Mikhlif Al-Shammari, écrivain et activiste de renom poursuivi à plusieurs reprises par la justice, a été
condamné le 3 novembre 2014 à deux ans de prison et 200 coups de fouet par la cour criminelle spécialisée de la ville de al-Khobar. Cette condamnation a lieu quelques semaines après sa convocation au département des Services secrets où il avait reçu l’ordre du ministère de l’Intérieur de fermer son compte Twitter (@mikhlif) sous 48 heures. Il a 30 jours pour faire appel de cette décision.
De son côté,
Souad Al-Chammari,
première avocate du pays, activiste et co-fondatrice du site désormais fermé
Saudi Liberal Network avec Raef Badawi, a été arrêtée le 28 octobre 2014, après avoir été interpellée pour interrogatoire concernant des tweets publiés sur son compte jugés
insultants pour l’islam et portant “atteinte à l’ordre public”. Elle est actuellement dans une
prison à Jeddah.
«
Nous dénonçons la politique répressive du régime saoudien à l’encontre des voix dissidentes qui s’exerce de plus en plus sur Internet, déclare Virginie Dangles, adjointe à la directrice des programmes de Reporters sans frontières.

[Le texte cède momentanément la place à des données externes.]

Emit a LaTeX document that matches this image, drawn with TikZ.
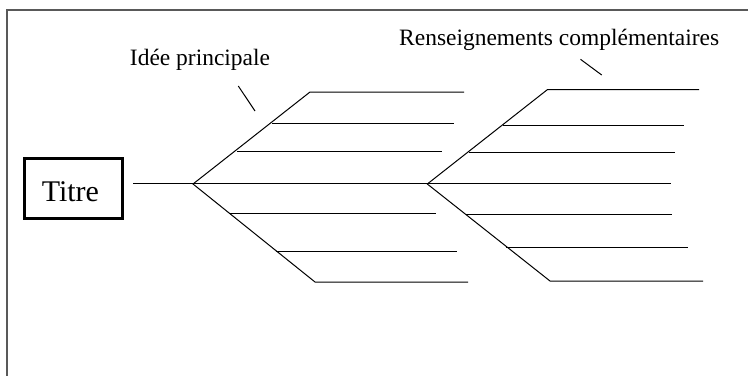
\documentclass[tikz,border=0pt]{standalone}
\usepackage{fontspec}
\setmainfont{Liberation Serif}
\begin{document}
\begin{tikzpicture}[x=0.75pt,y=-0.75pt,
  bone/.style={line width=0.75pt,black},
  frameline/.style={line width=1.5pt,black!65},
  titlebox/.style={draw,line width=2.25pt,minimum width=73.5pt,minimum height=45pt,inner sep=0pt},
  lbl/.style={font=\fontsize{17.6}{20}\selectfont,inner sep=0pt,anchor=base},
  ttl/.style={font=\fontsize{22.5}{26}\selectfont,inner sep=0pt,anchor=base}]
\useasboundingbox (0,0) rectangle (748,375);
% frame (clipped)
\coordinate (fbl) at (6.5,376);
\coordinate (ftl) at (6.5,9.5);
\coordinate (ftr) at (749,9.5);
\draw[frameline] (fbl) -- (ftl) -- (ftr);
% title
\node[titlebox] (titre) at (73.8,188.3) {};
\node[ttl] (titretxt) at (70.4,201.7) {Titre};
% spine
\coordinate (s0) at (133,183.7);
\coordinate (s1) at (670.7,183.7);
\draw[bone] (s0) -- (s1);
% fork 1
\coordinate (A) at (193,184);
\coordinate (U1) at (310,92);
\coordinate (U1e) at (464,92);
\coordinate (L1) at (315,282);
\coordinate (L1e) at (468,282);
\draw[bone] (U1e) -- (U1) -- (A) -- (L1) -- (L1e);
\coordinate (a1) at (272,123); \coordinate (a1e) at (454,123);
\coordinate (a2) at (237,151); \coordinate (a2e) at (442,151);
\coordinate (a3) at (229,213.7); \coordinate (a3e) at (436,213.7);
\coordinate (a4) at (275.5,251); \coordinate (a4e) at (457,251);
\draw[bone] (a1) -- (a1e);
\draw[bone] (a2) -- (a2e);
\draw[bone] (a3) -- (a3e);
\draw[bone] (a4) -- (a4e);
% fork 2
\coordinate (B) at (427.3,184);
\coordinate (U2) at (547.3,89.7);
\coordinate (U2e) at (699,89.7);
\coordinate (L2) at (550,281);
\coordinate (L2e) at (703,281);
\draw[bone] (U2e) -- (U2) -- (B) -- (L2) -- (L2e);
\coordinate (b1) at (503,125); \coordinate (b1e) at (684,125);
\coordinate (b2) at (469,152); \coordinate (b2e) at (675,152);
\coordinate (b3) at (466,214.3); \coordinate (b3e) at (671.7,214.3);
\coordinate (b4) at (506,247); \coordinate (b4e) at (688,247);
\draw[bone] (b1) -- (b1e);
\draw[bone] (b2) -- (b2e);
\draw[bone] (b3) -- (b3e);
\draw[bone] (b4) -- (b4e);
% labels
\node[lbl] (idee) at (200,65) {Idée principale};
\node[lbl] (rens) at (559.2,45) {Renseignements complémentaires};
\coordinate (t1a) at (238.3,86); \coordinate (t1b) at (255,111);
\coordinate (t2a) at (580.5,59.3); \coordinate (t2b) at (601.7,75);
\draw[bone] (t1a) -- (t1b);
\draw[bone] (t2a) -- (t2b);
\end{tikzpicture}
\end{document}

Nous exhortons les autorités à revenir sur leur verdict, à libérer et abandonner toute poursuite judiciaire contre les net-citoyens et activistes des droits de l’homme dont le droit à la liberté d’expression et d’information est bafoué ».
Selon le
GCHR, Mikhlif Al-Shammari est officiellement accusé d’avoir organisé un dîner lors de sa sortie de prison en 2012 avec des dissidents sans autorisation, d’avoir fréquenté des dignitaires religieux chiites et d’avoir provoqué l’opinion publique en rappelant l’importance de la coexistence entre sunnites et chiites. Dans une lettre adressée à la commission des droits de l’homme du royaume, cet activiste,
connu pour son rôle de soutien et solidarité envers la minorité chiite du pays, confirme avoir tweeté un appel à la coexistence entre sunnites et chiites et avoir précisé qu’il allait prier à Sihat, ville chiite, de la même manière qu’il confirme son soutien à cette minorité qui demande l’application de réformes politiques et sociales depuis 2011.
Harcelé par les forces de sécurité
depuis 2007 pour son activisme et critiqué publiquement par son fils depuis quelques années, Mikhlif Al-Shammari est actuellement poursuivi pour deux affaires, ayant fait l’objet de plusieurs poursuites judiciaires dans le passé. Il avait été
condamné en juin 2013 à cinq ans de prison par la cour pénale de Jeddah, avec interdiction de quitter le territoire pendant 10 ans et de paraître ou d’écrire dans les médias pour avoir diffusé une vidéo sur YouTube et pour l’ensemble de ses articles. Il était accusé d’“atteinte à la réputation du royaume auprès des opinions publiques, nationales et internationales”, “insultes au clergé”, “incitation à la division du peuple”. La cour pénale de Riyad avait confirmé ce verdict le 4 mars 2014, et la décision avait été maintenue par la cour d’appel en juillet 2014.
Il avait été
arrêté le 15 juin 2010 pour ses publications sur les sites d’informations
Saudiyoon et
Rasid, critiquant des responsables politiques et religieux. Il avait été relâché en 2012 en attente de son jugement.
De son côté, Souad Al-Chammari est poursuivie pour ses
tweets jugés critiques à l’encontre de l’islam et des hommes religieux. Parmi les tweets qui ont fait polémique: un tweet publié en 2013 où elle critique l’affirmation religieuse selon laquelle les croyants musulmans devraient porter la barbe pour se distinguer des non-croyants; mais également un tweet récent dans lequel elle publie une image d’un homme qui embrasse la main d’un dignitaire religieux en
critiquant l’arrogance et la fierté de l’homme de religion.
Pour rappel, l’Arabie saoudite figure à la 164ème place sur 180 au
Classement mondial de la liberté de la presse. Le roi Abdallah ben Abdelaziz Al-Saud a été désigné Prédateur de la liberté de la presse, et le pays listé Ennemi d’Internet.